It has now been confirmed that Australia’s last two Prime Ministers will contest a leadership ballot on Monday to determine the leader of the ALP. Rarely has a political event carried more weight outside of a traditional electoral contest. Whether Gillard or Rudd emerges victorious, the wider implications for Australian democracy are indeed worrying.
The ALP has always been a volatile organization. Throughout its 121 year history the party has experienced three crippling splits. The first was during World War One over whether the party should have instituted conscription. The second was during the late 1920s and early 1930s when the power and influence of New South Wales Premier Jack Lang tore the party asunder. Finally the party split in the 1950s was largely due to the party’s response to communism, this being the major factor in consigning the ALP to a 23 year period in Opposition between 1949 and 1972.

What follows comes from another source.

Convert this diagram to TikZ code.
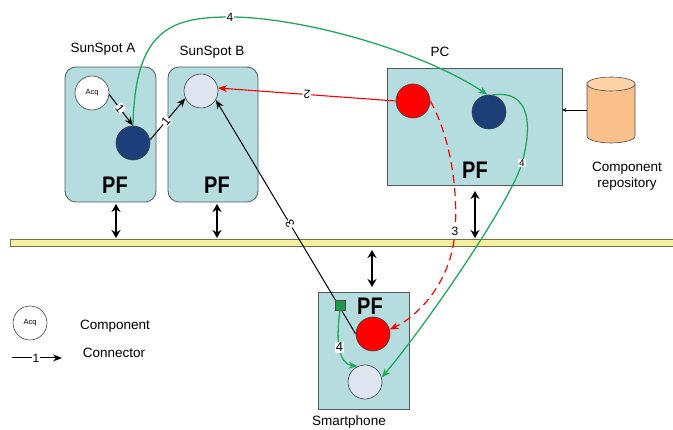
\documentclass[tikz,border=0pt]{standalone}
\usepackage{fontspec}
\setmainfont{Liberation Sans}
\usetikzlibrary{arrows.meta,shapes.geometric,calc}
\definecolor{boxfill}{HTML}{B5DDE0}
\definecolor{boxline}{HTML}{505A5C}
\definecolor{dblue}{HTML}{1C3F7A}
\definecolor{lcirc}{HTML}{DFE6F2}
\definecolor{barfill}{HTML}{F7F0A0}
\definecolor{barline}{HTML}{707050}
\definecolor{gline}{HTML}{1FAA5A}
\definecolor{gsq}{HTML}{1E9A4A}
\definecolor{cylbody}{HTML}{F9C08C}
\definecolor{cylend}{HTML}{FCD2A6}
\tikzset{
  txt/.style={font=\fontsize{13.5}{16}\selectfont, inner sep=0pt, align=center},
  pf/.style={font=\fontsize{20}{20}\selectfont\bfseries, inner sep=0pt},
  devbox/.style={draw=boxline, fill=boxfill, line width=0.8pt, inner sep=0pt},
  comp/.style={circle, draw=black!75, line width=0.6pt, minimum size=34pt, inner sep=0pt},
  lbl/.style={fill=white, text=black, inner sep=0.8pt, font=\fontsize{12}{12}\selectfont},
  conn/.style={line width=1pt, -{Stealth[length=9pt,width=7pt]}},
  dbl/.style={line width=2.2pt, {Stealth[length=8pt,width=9pt]}-{Stealth[length=8pt,width=9pt]}},
}
\begin{document}
\begin{tikzpicture}[x=1pt,y=-1pt]
\useasboundingbox (0,0) rectangle (673,430);
% bus bar
\node[draw=barline, fill=barfill, line width=0.8pt, minimum width=665pt, minimum height=7pt, inner sep=0pt] (bar) at (342.5,242.5) {};
% device boxes
\node[devbox, rounded corners=11pt, minimum width=91pt, minimum height=135pt] (A) at (110.5,134.5) {};
\node[devbox, rounded corners=11pt, minimum width=90pt, minimum height=135pt] (B) at (213,134.5) {};
\node[devbox, minimum width=175pt, minimum height=117pt] (PC) at (474.5,126.5) {};
\node[devbox, minimum width=91pt, minimum height=117pt] (SP) at (363.5,350.5) {};
% titles
\node[txt] (tA) at (103,49) {SunSpot A};
\node[txt] (tB) at (212,52) {SunSpot B};
\node[txt] (tPC) at (440,52) {PC};
\node[txt] (tSP) at (349,422) {Smartphone};
\node[txt] (tRep) at (627,176) {Component\\repository};
% PF texts
\node[pf] (pfA) at (115,185) {\scalebox{1}[1.2]{PF}};
\node[pf] (pfB) at (217,185) {\scalebox{1}[1.2]{PF}};
\node[pf] (pfPC) at (475,170) {\scalebox{1}[1.2]{PF}};
\node[pf] (pfSP) at (370,306) {\scalebox{1}[1.2]{PF}};
% cylinder (component repository)
\node[minimum width=48pt, minimum height=66pt, inner sep=0pt] (rep) at (611,110) {};
\fill[cylbody] (587,84) -- (587,136) arc[start angle=180, end angle=0, x radius=24, y radius=7] -- (635,84) -- cycle;
\draw[black!70, line width=0.6pt] (587,84) -- (587,136) arc[start angle=180, end angle=0, x radius=24, y radius=7] -- (635,84);
\draw[black!70, line width=0.6pt, fill=cylend] (611,84) ellipse[x radius=24, y radius=7];
% components
\node[comp, fill=white, font=\fontsize{7.5}{8}\selectfont] (acq) at (92,93) {Acq};
\node[comp, fill=dblue] (bA) at (133,143) {};
\node[comp, fill=lcirc] (cB) at (201,91) {};
\node[comp, fill=red] (rPC) at (413,101) {};
\node[comp, fill=dblue] (bPC) at (489,112) {};
\node[comp, fill=red] (rSP) at (373,334) {};
\node[comp, fill=lcirc] (lSP) at (365,382) {};
% double arrows to bus
\coordinate (dA1) at (116,204); \coordinate (dA2) at (116,238);
\coordinate (dB1) at (217,204); \coordinate (dB2) at (217,238);
\coordinate (dP1) at (475,191); \coordinate (dP2) at (475,238);
\coordinate (dS1) at (372,250); \coordinate (dS2) at (372,287);
\draw[dbl] (dA1) -- (dA2);
\draw[dbl] (dB1) -- (dB2);
\draw[dbl] (dP1) -- (dP2);
\draw[dbl] (dS1) -- (dS2);
% repository arrow
\draw[line width=0.6pt, -{Stealth[length=4pt,width=4pt]}] (rep.west) -- (PC.east |- rep.west);
% connectors 1
\draw[conn] (acq.-5) -- node[lbl, sloped, pos=0.45] {1} (bA.north);
\draw[conn] (bA.10) -- node[lbl, sloped, pos=0.45] {1} (cB.205);
% connector 2 (red)
\draw[conn, red, line width=1.1pt] (rPC.west) -- node[lbl, sloped, allow upside down] {2} (cB.10);
% connector 3 (black) from smartphone
\draw[conn] (rSP.west) -- node[lbl, sloped, allow upside down, pos=0.47] {3} (cB.-31);
\node[draw=black!70, fill=gsq, minimum size=10pt, inner sep=0pt, line width=0.5pt] (sq) at (340,305) {};
% connector 3 red dashed
\draw[conn, red, line width=1.2pt, dash pattern=on 8pt off 5pt] (rPC.east) .. controls (452,140) and (458,195) .. (455,231) node[lbl] {3} .. controls (452,280) and (420,315) .. (rSP.15);
% green connectors 4
\draw[conn, gline, line width=1.3pt] (bA.north) .. controls (135,30) and (170,17) .. (230,17) node[lbl] {4} .. controls (300,17) and (420,50) .. (bPC.95);
\draw[conn, gline, line width=1.3pt] (bPC.80) .. controls (540,88) and (527,145) .. (522,163) node[lbl, font=\fontsize{10}{10}\selectfont] {4} .. controls (512,199) and (430,320) .. (lSP.15);
\draw[conn, gline, line width=1.3pt] (sq.south) .. controls (335,345) and (340,364) .. (lSP.115) node[lbl, pos=0.45, font=\fontsize{13}{13}\selectfont] {4};
% legend
\node[comp, fill=white, font=\fontsize{7.5}{8}\selectfont] (legc) at (30,323) {Acq};
\node[txt] (legct) at (115,326) {Component};
\coordinate (legl1) at (12,358);
\coordinate (legl2) at (62,358);
\draw[conn] (legl1) -- node[lbl, pos=0.48, font=\fontsize{12}{12}\selectfont] {1} (legl2);
\node[txt] (legnt) at (114,353) {Connector};
\end{tikzpicture}
\end{document}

The question is whether the ALP can endure beyond the current crisis? If the unlikely occurs and Rudd wins the ballot, he will struggle to fill a talented and capable Cabinet, this is especially considering only 4 members of the current Cabinet supports Rudd’s bid. What would that mean for a possible Rudd Government mark II? The great majority of Labor’s most talented members will consign themselves to the backbench. We will have a government of 'also rans' and second choices.
However, the more likely outcome is that Gillard will retain her office, but at what cost? Despite the resolute support of the majority of her Ministry, the fact that Rudd can wound Gillard in such a bloody fashion, demonstrates her leadership and more importantly the ALP’s brand is trashed for several elections to come.
The parallels between the current climate and the three proceeding Labor splits are too hard to ignore. The ALP, like all political parties needs strong leadership to survive. The ALP is also a unique party in the fact that it is an conglomerate of various interest groups who need to work collaboratively to ensure its success. Currently the party lacks a sense of identity without widespread popular support, particularly while these interest groups have splintered interests. Parties of the 'Left' in particular struggle to grasp this problem. Often they have adopted social democratic principles in order to achieve electoral success, and as a compromise to ease the tensions between the organisational wing of the party and its membership. This has not worked since the Government was elected in 2007. Hence the ALP, like others has resorted to a Presidential style of politics that focuses upon style of leadership rather than policy acumen, resulting in the amplification of the current tensions. This may be a contest of personality but the central question for the party’s current troubles is one neither contender has been unable to answer.
What are the key differences between a Gillard and a Rudd Government?
If you were to ask the average person on the street, they would probably say there is none. The only differences that have been highlighted over the past four days are how each of them have, or will deal with the party’s internal processes. The ALP in its current form is a policy free zone, as I have argued previously.
The current machinations within the ALP represents one of Australian democracy's greatest test. The only thing that is clear is that the ALP have consigned themselves to several years of irrelevance. As the Liberal Party assume the mantle of government eventually, the ALP’s ability to prosecute any future governments to account will be greatly weakened as a result of the damage the ALP have done to its own reputation over this past week. All done without a single word from the Opposition.
In 2007, the ALP thought they could change the political culture for the good. Less than 5 years later, the party leaves it in a bloody ruin.